Und Deutschland? Die Bundesrepublik, 2016 weltweit drittgrößer Rüstungsexporteur, zählt seit Jahren neben den USA und Großbritannien zu den wichtigsten Waffenlieferanten Saudi-Arabiens. Deutschland hat zwischen 2001 und 2016 für insgesamt 3 Mrd. Euro Waffen an das Haus von Saud geliefert. Erst am Anfang dieses Jahres wurde der Export von Patrouillenbooten an das Königreich genehmigt. Im April wurde zudem ein Abkommen über die Ausbildung saudischer Militärs und Polizisten durch die Bundeswehr unterzeichnet.

Bemerkenswert ist vor allem die Begründung, mit der der Verkauf der Boote gerechtfertigt wurde: Sie würden nur zur Sicherung der saudi-arabischen Küste und der davor liegenden Ölplattformen, nicht aber zu offensiven Zwecken eingesetzt, hieß es in Berlin.
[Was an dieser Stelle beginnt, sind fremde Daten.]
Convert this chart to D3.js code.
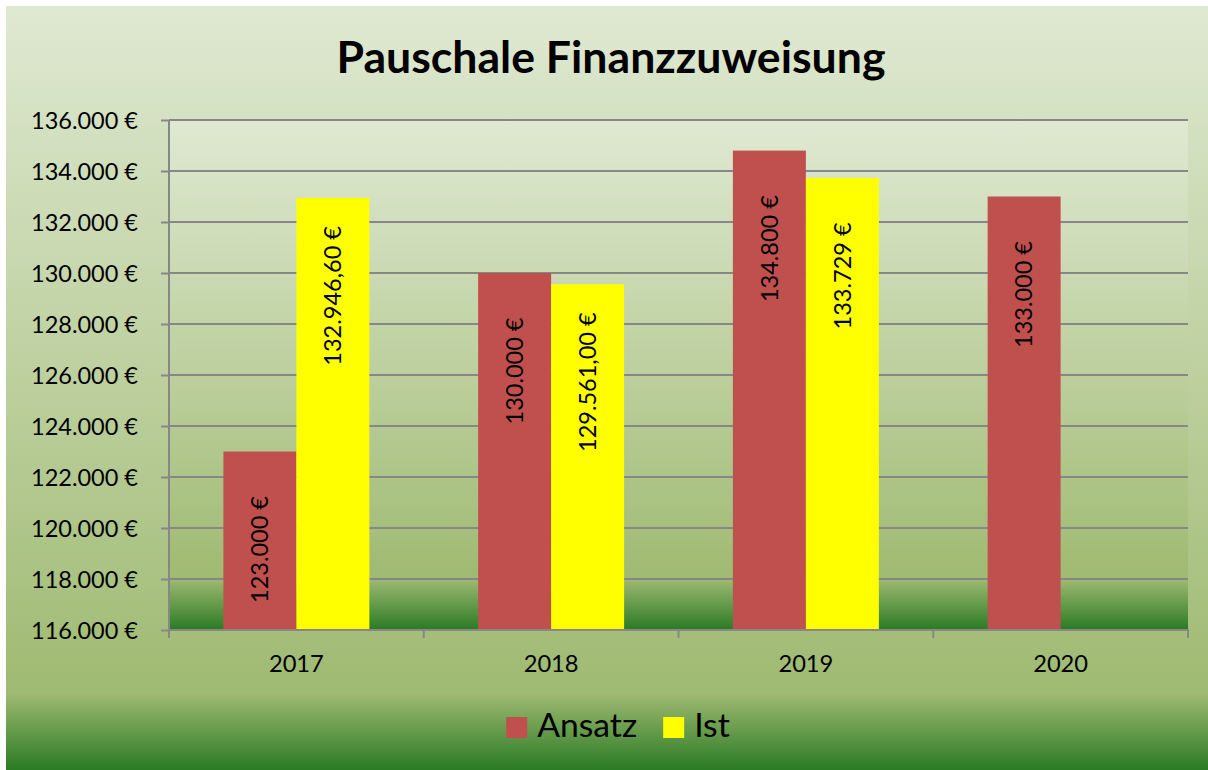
<!DOCTYPE html>
<html><head><meta charset="utf-8">
<script src="https://cdn.jsdelivr.net/npm/d3@7"></script>
<style>body{margin:0;background:#fff}text{font-family:Lato,"Open Sans",sans-serif;fill:#000}</style>
</head><body>
<svg id="c" width="1208" height="770"></svg>
<script>
// ---- data ----
const years = ["2017", "2018", "2019", "2020"];
const seriesNames = ["Ansatz", "Ist"];
const ansatz = [123000, 130000, 134800, 133000];
const ist = [132946.60, 129561.00, 133729, null];
const ansatzLabels = ["123.000 €", "130.000 €", "134.800 €", "133.000 €"];
const istLabels = ["132.946,60 €", "129.561,00 €", "133.729 €", null];
const yTicks = [116000, 118000, 120000, 122000, 124000, 126000, 128000, 130000, 132000, 134000, 136000];
const title = "Pauschale Finanzzuweisung";
const colors = ["#C0504D", "#FFFF00"];

// ---- layout ----
const svg = d3.select("#c");
const plot = {left: 169, right: 1188, top: 120, bottom: 630};
const de = d3.formatLocale({decimal: ",", thousands: ".", grouping: [3], currency: ["", " €"]});
const fmt = de.format("$,.0f");

function fit(sel, target) {
  sel.style("font-size", "20px");
  const w = sel.node().getComputedTextLength();
  const fs = 20 * target / w;
  sel.style("font-size", fs + "px");
  return fs;
}
function measure(fs, str, weight) {
  const t = svg.append("text").style("font-size", fs + "px").style("font-weight", weight || "normal").text(str);
  const w = t.node().getComputedTextLength(); t.remove(); return w;
}

const defs = svg.append("defs");
function grad(id) {
  const g = defs.append("linearGradient").attr("id", id).attr("x1", 0).attr("y1", 0).attr("x2", 0).attr("y2", 1);
  g.append("stop").attr("offset", 0).attr("stop-color", "#dfe9d2");
  g.append("stop").attr("offset", 0.5).attr("stop-color", "#bccf9d");
  g.append("stop").attr("offset", 0.9).attr("stop-color", "#9fba72");
  g.append("stop").attr("offset", 1).attr("stop-color", "#2a7a24");
}
grad("bgGrad"); grad("plotGrad");

svg.append("rect").attr("x", 6).attr("y", 6).attr("width", 1202).attr("height", 764).attr("fill", "url(#bgGrad)");
svg.append("rect").attr("x", plot.left).attr("y", plot.top)
  .attr("width", plot.right - plot.left).attr("height", plot.bottom - plot.top).attr("fill", "url(#plotGrad)");

// scales
const y = d3.scaleLinear().domain([116000, 136000]).range([plot.bottom, plot.top]);
const x0 = d3.scaleBand().domain(years).range([plot.left, plot.right]).paddingInner(0).paddingOuter(0);
const x1 = d3.scaleBand().domain(seriesNames).range([0, x0.bandwidth()]).paddingInner(0).paddingOuter(0.745);

// gridlines
svg.append("g").selectAll("line").data(yTicks).join("line")
  .attr("x1", plot.left).attr("x2", plot.right).attr("y1", d => y(d)).attr("y2", d => y(d))
  .attr("stroke", "#878787").attr("stroke-width", 2);

// bars
const seriesData = [ansatz, ist];
const labelData = [ansatzLabels, istLabels];
seriesNames.forEach((s, si) => {
  const data = years.map((yr, i) => ({yr, v: seriesData[si][i], lab: labelData[si][i]})).filter(d => d.v != null);
  svg.append("g").selectAll("rect").data(data).join("rect")
    .attr("x", d => x0(d.yr) + x1(s)).attr("width", x1.bandwidth())
    .attr("y", d => y(d.v)).attr("height", d => y(116000) - y(d.v))
    .attr("fill", colors[si]);
});

// y axis
const yAxis = svg.append("g").attr("transform", `translate(${plot.left},0)`)
  .call(d3.axisLeft(y).tickValues(yTicks).tickSize(8).tickFormat(fmt));
yAxis.select(".domain").attr("stroke", "#878787").attr("stroke-width", 2).attr("d", `M0,${plot.top}V${plot.bottom}`);
yAxis.selectAll(".tick line").attr("stroke", "#878787").attr("stroke-width", 2);
const probe = svg.append("text").text("136.000 €");
const tickFs = fit(probe, 107); probe.remove();
yAxis.selectAll(".tick text").attr("x", -31).attr("dy", null).attr("y", tickFs * 0.36)
  .style("font-size", tickFs + "px").style("font-family", "Lato, sans-serif").attr("fill", "#000");

// x axis
const xAxis = svg.append("g").attr("transform", `translate(0,${plot.bottom})`);
xAxis.append("line").attr("x1", plot.left - 1).attr("x2", plot.right + 1).attr("stroke", "#878787").attr("stroke-width", 2);
const bounds = years.map(d => x0(d)).concat([plot.right]);
xAxis.selectAll(".tk").data(bounds).join("line").attr("class", "tk")
  .attr("x1", d => d).attr("x2", d => d).attr("y1", 0).attr("y2", 8)
  .attr("stroke", "#878787").attr("stroke-width", 2);
const p2 = svg.append("text").text("2017");
const catFs = fit(p2, 55); p2.remove();
xAxis.selectAll(".cat").data(years).join("text").attr("class", "cat")
  .attr("x", d => x0(d) + x0.bandwidth() / 2).attr("y", 42)
  .attr("text-anchor", "middle").style("font-size", catFs + "px").text(d => d);

// data labels
seriesNames.forEach((s, si) => {
  const data = years.map((yr, i) => ({yr, v: seriesData[si][i], lab: labelData[si][i]})).filter(d => d.v != null);
  svg.append("g").selectAll("text").data(data).join("text")
    .attr("transform", d => `translate(${x0(d.yr) + x1(s) + x1.bandwidth() / 2},${y(d.v) + 98}) rotate(-90)`)
    .attr("text-anchor", "middle").attr("dy", "0.35em")
    .style("font-size", tickFs + "px").text(d => d.lab);
});

// title
const t = svg.append("text").attr("x", 611).attr("y", 73).attr("text-anchor", "middle")
  .style("font-weight", "bold").text(title);
fit(t, 549);

// legend
const p3 = svg.append("text").text("Ansatz");
const legFs = fit(p3, 100); p3.remove();
const sq = 21, gapT = 10, gapItem = 26;
const widths = seriesNames.map(n => measure(legFs, n));
const total = widths.reduce((a, w) => a + sq + gapT + w, 0) + gapItem * (seriesNames.length - 1);
let lx = 618 - total / 2;
const leg = svg.append("g");
seriesNames.forEach((n, i) => {
  leg.append("rect").attr("x", lx).attr("y", 717).attr("width", sq).attr("height", sq).attr("fill", colors[i]);
  leg.append("text").attr("x", lx + sq + gapT).attr("y", 737).style("font-size", legFs + "px").text(n);
  lx += sq + gapT + widths[i] + gapItem;
});
</script>
</body></html>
Das war schon damals unwahr, denn Saudi-Arabiens Marine blockiert die Häfen des Jemen bereits seit 2015 und hat die Nahrungsmittelversorgung im Land dadurch so weit untergraben, dass dort jetzt eine Hungersnot droht, von der der UNO-Nothilfekoordinator Marc Lowcok diese Woche gesagt hat, es sei “größte Hungersnot, die die Welt seit Jahrzehnten erlebt hat”.

Dass die Bundesregierung versucht, dieses gigantische Verbrechen Saudi-Arabiens gegen die Menschlichkeit und die eigene Mittäterschaft stillschweigend zu übergehen, zeigt einmal mehr, wer in unserem Land die politische Macht in Händen hält: Eine moralisch zutiefst verkommene Elite, der die Gewinne der Rüstungs- und der hinter ihr stehenden Finanzindustrie so wichtig sind, dass sie bereit ist, dafür die vorsätzliche Tötung von Millionen von Menschen billigend in Kauf zu nehmen.